We were going to go to one of the restaurants in David Chang’s Momofuku empire during our honeymoon in New York City. Unfortunately, our only open evening was the night of our arrival and I was too sick to eat at Momofuku. I have subsequently read through the first issue of Chang’s food magazine Lucky Peach and K purchased the Momofuku cookbook and maybe I’m not so sorry we missed the restaurant(s). If Chang’s writing style is anything like his personality, it’s safe to say he’s a manic-depressive, self-hating ego maniac. He obviously cares about food, culinary traditions and turning those traditions on their head. But when that focus turns into obsession, as a reader, it’s WAY over the top. Once we got through the five paragraph introduction to the recipe for Momofuku Noodle Bar’s Shrimp and Grits, it seemed delicious and do-able so this was our chance to do Momofuku in Minnesota.
The recipe calls for quick-cooking grits, we couldn’t find those. So we went with grits from Bob’s Red Mill. Seemed like a reasonable substitution. The recipe also called for some of the homemade Momofuku ramen broth or bacon dashi, we didn’t have an extra day to invest in making the broth before cooking this dish. K had a package of Japanese noodle instant dashi powder so we used that instead. The recipe also called for slow-poached eggs. K despises eggs so we just left those out. All our tinkering done, shrimp and grits weren’t far behind.

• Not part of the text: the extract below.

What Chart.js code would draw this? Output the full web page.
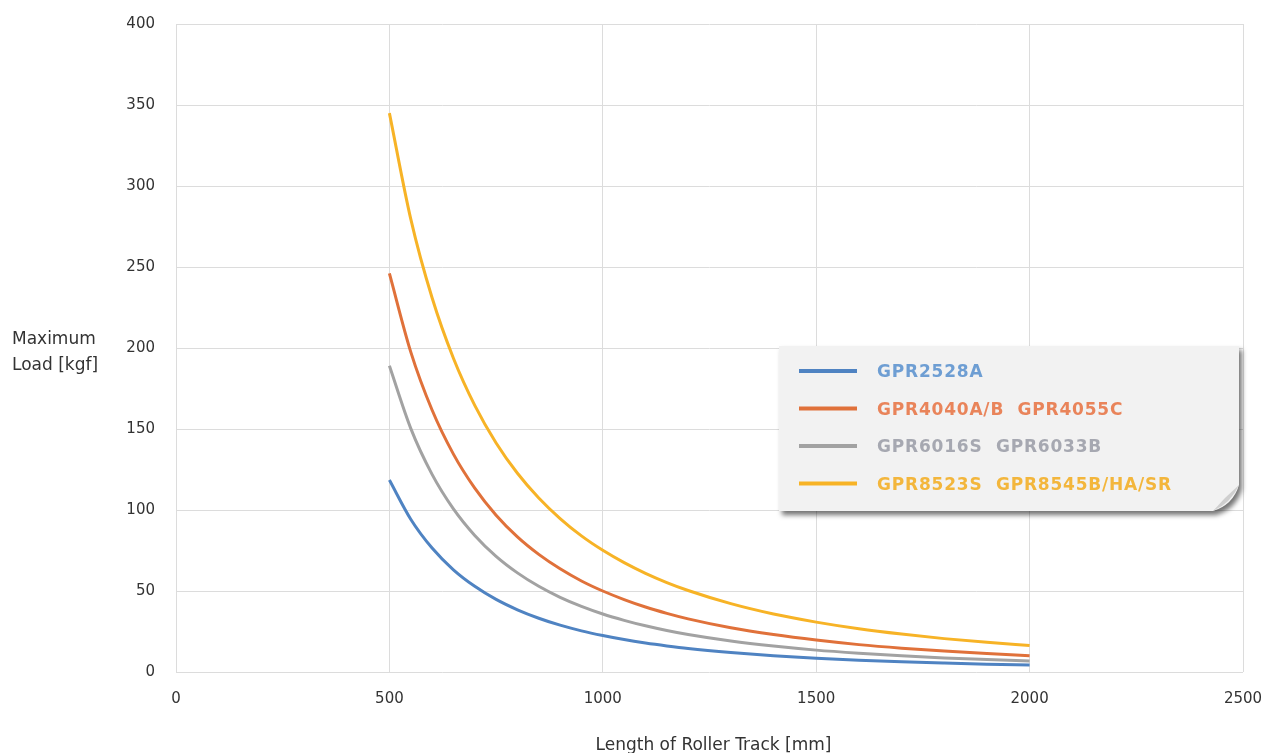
<!DOCTYPE html>
<html>
<head>
<meta charset="utf-8">
<title>Maximum Load vs Length of Roller Track</title>
<script src="https://cdn.jsdelivr.net/npm/chart.js@4.4.1/dist/chart.umd.min.js"></script>
<style>
  html, body { margin: 0; padding: 0; background: #fff; }
  #chart-wrap { width: 1277px; height: 753px; position: relative; }
</style>
</head>
<body>
<div id="chart-wrap"><canvas id="load-chart"></canvas></div>
<script>
// values
const trackLength = [500, 550, 600, 650, 700, 750, 800, 850, 900, 950, 1000, 1050, 1100, 1150, 1200, 1300, 1400, 1500, 1600, 1700, 1800, 1900, 2000];
const gpr2528 = [118.5, 94.3, 76.5, 63.1, 52.9, 44.8, 38.4, 33.2, 28.9, 25.4, 22.5, 20.0, 17.9, 16.1, 14.5, 12.0, 10.0, 8.5, 7.3, 6.3, 5.5, 4.8, 4.3];
const gpr4040 = [246, 197.6, 161.7, 134.5, 113.5, 96.8, 83.4, 72.6, 63.7, 56.2, 50.0, 44.7, 40.1, 36.2, 32.8, 27.3, 23.1, 19.7, 16.9, 14.7, 12.9, 11.4, 10.1];
const gpr6016 = [189, 150.4, 122.0, 100.7, 84.3, 71.4, 61.2, 52.9, 46.1, 40.5, 35.8, 31.9, 28.5, 25.6, 23.1, 19.1, 16.0, 13.5, 11.6, 10.0, 8.7, 7.7, 6.8];
const gpr8523 = [345, 279.7, 231.0, 193.7, 164.6, 141.4, 122.7, 107.4, 94.7, 84.0, 75.1, 67.5, 60.9, 55.2, 50.3, 42.2, 35.8, 30.8, 26.7, 23.4, 20.6, 18.3, 16.3];

const seriesNames = ['GPR2528A', 'GPR4040A/B  GPR4055C', 'GPR6016S  GPR6033B', 'GPR8523S  GPR8545B/HA/SR'];
const xTicks = [0, 500, 1000, 1500, 2000, 2500];
const yTicks = [0, 50, 100, 150, 200, 250, 300, 350, 400];

const lineColors = ['#4f83c2', '#e0713a', '#a2a2a2', '#f7b326'];
const textColors = ['#6e9ed3', '#e9845a', '#a6a8b1', '#f3b63c'];

function toPoints(values) {
    return trackLength.map((len, i) => ({ x: len, y: values[i] }));
}

const allSeries = [gpr2528, gpr4040, gpr6016, gpr8523];

// legend panel with a shadow and a curled corner
const legendPanel = {
    id: 'legendPanel',
    afterDatasetsDraw(chart) {
        const ctx = chart.ctx;
        const area = chart.chartArea;
        const left = area.left + 603, top = 346, right = area.right - 4, bottom = 511;
        const curl = 26;

        ctx.save();
        ctx.beginPath();
        ctx.moveTo(left, top);
        ctx.lineTo(right, top);
        ctx.lineTo(right, bottom - curl);
        ctx.quadraticCurveTo(right - 6, bottom - 6, right - curl, bottom);
        ctx.lineTo(left, bottom);
        ctx.closePath();
        ctx.shadowColor = 'rgba(0,0,0,0.55)';
        ctx.shadowBlur = 5;
        ctx.shadowOffsetX = 3;
        ctx.shadowOffsetY = 4;
        ctx.fillStyle = '#f2f2f2';
        ctx.fill();
        ctx.restore();

        // folded corner
        ctx.save();
        ctx.beginPath();
        ctx.moveTo(right, bottom - curl);
        ctx.quadraticCurveTo(right - 14, bottom - 14, right - curl, bottom);
        ctx.quadraticCurveTo(right - 8, bottom - 8, right, bottom - curl);
        ctx.closePath();
        ctx.fillStyle = '#cfcfcf';
        ctx.fill();
        ctx.restore();

        ctx.save();
        ctx.font = 'bold 17px "DejaVu Sans", sans-serif';
        ctx.letterSpacing = '0.8px';
        ctx.textBaseline = 'middle';
        chart.data.datasets.forEach((ds, i) => {
            const y = top + 25 + i * 37.5;
            ctx.strokeStyle = ds.borderColor;
            ctx.lineWidth = 4;
            ctx.beginPath();
            ctx.moveTo(left + 20, y);
            ctx.lineTo(left + 78, y);
            ctx.stroke();
            ctx.fillStyle = textColors[i];
            ctx.fillText(ds.label, left + 98, y + 2);
        });
        ctx.restore();
    }
};

// horizontal axis titles, as in the original
const axisTitles = {
    id: 'axisTitles',
    afterDraw(chart) {
        const ctx = chart.ctx;
        const area = chart.chartArea;
        ctx.save();
        ctx.fillStyle = '#333';
        ctx.font = '17px "DejaVu Sans", sans-serif';
        ctx.textBaseline = 'middle';
        ctx.textAlign = 'left';
        ctx.fillText('Maximum', 12, 340);
        ctx.fillText('Load [kgf]', 12, 366);
        ctx.textAlign = 'center';
        ctx.fillText('Length of Roller Track [mm]', (area.left + area.right) / 2 + 4, 746);
        ctx.restore();
    }
};

new Chart(document.getElementById('load-chart'), {
    type: 'line',
    data: {
        datasets: allSeries.map((values, i) => ({
            label: seriesNames[i],
            data: toPoints(values),
            borderColor: lineColors[i],
            backgroundColor: lineColors[i],
            borderWidth: 3,
            pointRadius: 0,
            fill: false,
            cubicInterpolationMode: 'monotone'
        }))
    },
    options: {
        responsive: true,
        maintainAspectRatio: false,
        animation: false,
        layout: {
            autoPadding: false,
            padding: { left: 0, top: 24, right: 34, bottom: 0 }
        },
        plugins: {
            legend: { display: false },
            tooltip: { enabled: false }
        },
        scales: {
            x: {
                type: 'linear',
                min: xTicks[0],
                max: xTicks[xTicks.length - 1],
                afterBuildTicks: scale => { scale.ticks = xTicks.map(v => ({ value: v })); },
                afterFit: scale => {
                    scale.height = 81;
                    scale.paddingLeft = 0;
                    scale.paddingRight = 0;
                },
                grid: { color: '#dcdcdc', drawTicks: false },
                border: { display: false },
                ticks: {
                    padding: 18,
                    color: '#333',
                    font: { family: 'DejaVu Sans', size: 15 },
                    callback: v => String(v)
                }
            },
            y: {
                type: 'linear',
                min: yTicks[0],
                max: yTicks[yTicks.length - 1],
                afterBuildTicks: scale => { scale.ticks = yTicks.map(v => ({ value: v })); },
                afterFit: scale => {
                    scale.width = 176;
                    scale.paddingTop = 0;
                    scale.paddingBottom = 0;
                },
                grid: { color: '#dcdcdc', drawTicks: false },
                border: { display: false },
                ticks: {
                    padding: 21,
                    color: '#333',
                    font: { family: 'DejaVu Sans', size: 15 },
                    callback: v => String(v)
                }
            }
        }
    },
    plugins: [legendPanel, axisTitles]
});
</script>
</body>
</html>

For as long-winded as his writing can be, Chang’s recipes can also be very entertaining. “Assuming you have the foresight to do so, combine the water and grits and let the grits soak overnight in the pot you’ll cook them in,” he begins. Many times I do not have the foresight to do stuff like this so calling me out was appreciated. We did soak the grits all day then drained the water.
We will, in fact, be doing this for all grits and polenta moving forward because it speeds up the cooking process and makes the end product rich and creamy. To the soggy grits I added the hot instant dashi broth and “whisked neurotically” for five minutes, as called for. I added a little soy sauce and let the grits bubble and steam until they were thick.
Meanwhile, K was cooking the bacon and de-veining the shrimp. After K broke the bacon into bits and quickly seared the shrimp in a hot pan, I added some butter to the grits and we assembled dinner. The grits were thick and had a nice, rich, salty and mineral taste from the dashi and the soy. They set up a bit too thick on the plate and I wish they’d been creamier, but the taste was delicious. The smoky, salty crunch of the bacon was freshly offset by the slight bite of the scallions and the sweet snap of the shrimp was a welcome pop with each bite. Southern food with Asian undertones. Delicious, familiar, but a little exotic and definitely comfortable. And, with a few shortcuts, pretty easy to make.
Alterations: We used “regular” grits instead of quick-cooking (I think, I don’t really know the difference). We used instant powdered dashi broth instead of making the Momofuku dashi or ramen broth. We ditched the poached eggs.
Soundtrack: Various artists including The Rakes, Crystal Castles and The Drums.
Would we make this again: Yes. Now that we’ve identified short cuts and don’t have to use a full two page recipe to tackle it, shrimp and grits Asian style is easy and yummy.